There are not many details available as to how things are actually implemented but likely but the proxy layer is able to transfer a connection from one server to another when there is a scale up or down event. Essentially, we can assume that when the cluster is modified, the steps are the following:

  1. A new Aurora server instance is created with the new size
  2. The new instance is added to the Aurora cluster
  3. The writer role is transferred to the new instance
  4. The existing connections are moved
  5. The old instance is removed

 

How To Configure It

The configuration of an RDS Aurora Serverless cluster is very similar to a regular Aurora cluster, there are just a few additional steps.  First, of course, you need to choose the serverless type:

RDS Aurora Serverless cluster

And then you have to specify the limits of your cluster in “Capacity”. The capacity unit is ACU which stands for Aurora Capacity Unit. I couldn’t find the exact meaning for the ACU, the documentation has: “Each ACU is a combination of processing and memory capacity.”. An ACU seems to provide about 2GB of RAM and the range of possible values is 1 to 256. You set the minimum and maximum ACU you want for the cluster in the following dialog box:

Aurora Capacity Unit

The last step is to specify the inactivity timeout after which the database is paused:

specify the inactivity timeout

How It Works

Startup

If the Aurora Serverless cluster has no running server instances, an attempt to connect to the database will trigger the creation of a new instance.  This process takes some time.  I used a simple script to measure the connection time after an inactivity timeout and found the following statistics:

You’ll need to make sure the application is aware of a new connection, as the database can take close to a minute to complete.  I got caught a few times with sysbench timing out after 30s. It is important to remember the initial capacity used is the same as the one when the Aurora Serverless instance stopped, unless you enabled the “Force scaling the capacity…” parameter in the configuration.

Pause

If an Aurora Serverless cluster is idle for more than its defined inactivity time, it will be automatically paused.  The inactivity here is defined in terms of active connections, not queries. An idle connection doing nothing will prevent the Aurora Serverless instance from stopping. If you intend to use the automatic pause feature, I recommend setting the “wait_timeout” and “interactive_timeout” to values in line with the cluster inactivity time.

Scale Up

A process monitors the Aurora Serverless instance and if it sees a performance issue that could be solved by the use of a larger instance type, it triggers a scale up event.  When there is an ongoing scale up (or down) event, you’ll see a process like this one in the MySQL process list:

Bear in mind a scale up event can take some time, especially if the server is very busy. While doing some benchmarks, I witness more than 200s on a few occasions. The queries load is affected for a few seconds when the instances are swapped.

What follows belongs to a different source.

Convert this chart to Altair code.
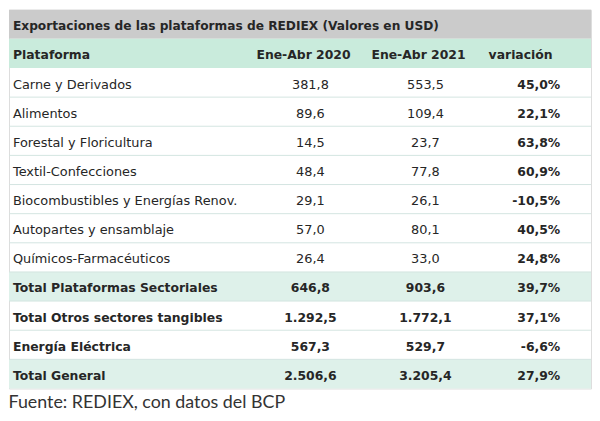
import altair as alt
import pandas as pd

title_text = "Exportaciones de las plataformas de REDIEX (Valores en USD)"
headers = ["Plataforma", "Ene-Abr 2020", "Ene-Abr 2021", "variación"]
labels = [
    "Carne y Derivados", "Alimentos", "Forestal y Floricultura",
    "Textil-Confecciones", "Biocombustibles y Energías Renov.",
    "Autopartes y ensamblaje", "Químicos-Farmacéuticos",
    "Total Plataformas Sectoriales", "Total Otros sectores tangibles",
    "Energía Eléctrica", "Total General",
]
v2020 = [381.8, 89.6, 14.5, 48.4, 29.1, 57.0, 26.4, 646.8, 1292.5, 567.3, 2506.6]
v2021 = [553.5, 109.4, 23.7, 77.8, 26.1, 80.1, 33.0, 903.6, 1772.1, 529.7, 3205.4]
variacion = [45.0, 22.1, 63.8, 60.9, -10.5, 40.5, 24.8, 39.7, 37.1, -6.6, 27.9]
bold = [False] * 7 + [True] * 4
source = "Fuente: REDIEX, con datos del BCP"

W, H = 587, 382
FONT = "DejaVu Sans"
FS_N = 13
FS_B = 12.5
TXT = "#262626"
DY = 2

rows = pd.DataFrame({
    "row": list(range(2, 2 + len(labels))),
    "label": labels, "v2020": v2020, "v2021": v2021,
    "variacion": variacion, "bold": bold,
})
bg = pd.DataFrame({"row": [0, 1, 9, 12],
                   "fill": ["#cbcbcb", "#c9ebdc", "#def1ea", "#def1ea"]})
lines = pd.DataFrame({"row": list(range(2, 12))})
top = pd.DataFrame({"row": [0], "t": [title_text]})
head = pd.DataFrame({"row": [1], "h0": [headers[0]], "h1": [headers[1]],
                     "h2": [headers[2]], "h3": [headers[3]]})

yscale = alt.Scale(domain=list(range(13)), paddingInner=0, paddingOuter=0)
Y = alt.Y("row:O", scale=yscale, axis=None)

rect = alt.Chart(bg).mark_rect().encode(
    y=Y, x=alt.value(0), x2=alt.value("width"),
    color=alt.Color("fill:N", scale=None),
)
rules = alt.Chart(lines).mark_rule(color="#d3e5e1", strokeWidth=1).encode(
    y=alt.Y("row:O", scale=yscale, axis=None, bandPosition=1),
    x=alt.value(0), x2=alt.value("width"),
)

def txt(df, field, x, align, weight, size, fmt=None, filt=None):
    c = alt.Chart(df)
    if filt is not None:
        c = c.transform_filter(filt)
    t = alt.Text(field, format=fmt) if fmt else alt.Text(field)
    return c.mark_text(align=align, baseline="middle", dy=DY, font=FONT,
                       fontSize=size, fontWeight=weight, color=TXT).encode(
        y=Y, x=alt.value(x), text=t)

layers = [rect, rules,
          txt(top, "t:N", 4, "left", "bold", 12.3),
          txt(head, "h0:N", 4, "left", "bold", FS_B),
          txt(head, "h1:N", 297, "center", "bold", FS_B),
          txt(head, "h2:N", 413, "center", "bold", FS_B),
          txt(head, "h3:N", 516, "center", "bold", FS_B)]

for filt, w, s in [("!datum.bold", "normal", FS_N), ("datum.bold", "bold", FS_B)]:
    layers.append(txt(rows, "label:N", 4, "left", w, s, filt=filt))
    layers.append(txt(rows, "v2020:Q", 304, "center", w, s, fmt=",.1f", filt=filt))
    layers.append(txt(rows, "v2021:Q", 420, "center", w, s, fmt=",.1f", filt=filt))

pct = alt.Chart(rows).transform_calculate(frac="datum.variacion / 100").mark_text(
    align="right", baseline="middle", dy=DY, font=FONT, fontSize=FS_B,
    fontWeight="bold", color=TXT).encode(
    y=Y, x=alt.value(556), text=alt.Text("frac:Q", format=".1%"))
layers.append(pct)

chart = alt.layer(*layers).properties(
    width=W, height=H, padding=0,
    title=alt.Title(source, orient="bottom", anchor="start", font="Lato",
                    fontSize=18, fontWeight="normal", color="#333333", offset=6),
).configure_view(stroke=None).configure(
    locale={"number": {"decimal": ",", "thousands": ".", "grouping": [3],
                       "currency": ["", ""], "minus": "-"}}
)

chart.save("out.html", embed_options={"renderer": "svg", "actions": False})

To illustrate the scale up behavior, I ran a modified sysbench benchmark to force some CPU load. Here’s a 32 threads benchmarks scanning a table on an Aurora Serverless cluster having an initial capacity of 1.

Aurora Serverless sysbench benchmark

The first scale up happened a little after 600s while the second one occurred around 1100s. The second event didn’t improve much the load but that is likely an artifact of the benchmark. It took a long time to increase the capacity from 1 to 2, it could be related to the high CPU usage on the instance. There is usually a small disruption of the query load when the instances are swapped but nothing too bad.

Scale Down

While scale up events happen when needed, scale down events are throttled to about once per 5 minutes except if the previous scaling event was a “scale up”, then the delay is 15 minutes.

Pros and Cons of Aurora Serverless

The RDS Aurora Serverless offering is very compelling for many use cases. It reduces the cost and simplifies the management. However, you must accept the inherent limitations like the long start up time when the instance was on pause and the small hiccups when the capacity is modified. If you cannot cope with the start up time, you can just configure the instance so it doesn’t pause, it will scale down to a capacity of 1 which seems to map to a t3.small instance type.

Of course, such an architecture imposes some drawbacks. Here’s a list of a few cons:

  • As we have seen, the scale up time is affected by the database load
  • Failover can also take more time than normally expected, especially if the ACU value is high
  • You are limited to one node although, at an ACU of 256, it means a db.r4.16xlarge
  • No public IP but you can set up a Data API
  • The application must be robust in the way it deals with database connections because of possible delays and reconnections

Cost Savings

The cost of an RDS Aurora cluster has three components: the instance costs, the IO costs, and the storage costs. The Aurora Serverless offering affects only the instance costs. The cost is a flat rate per capacity unit per hour. Like for the normal instances, the costs are region-dependent.  The lowest is found in the us-east at $0.06 USD per Capacity unit per hour.

If we consider a database used by web developers during the day and which can be paused out of the normal work hours and during the weekends, the saving can be above $240/month if the daily average capacity is only eight hours.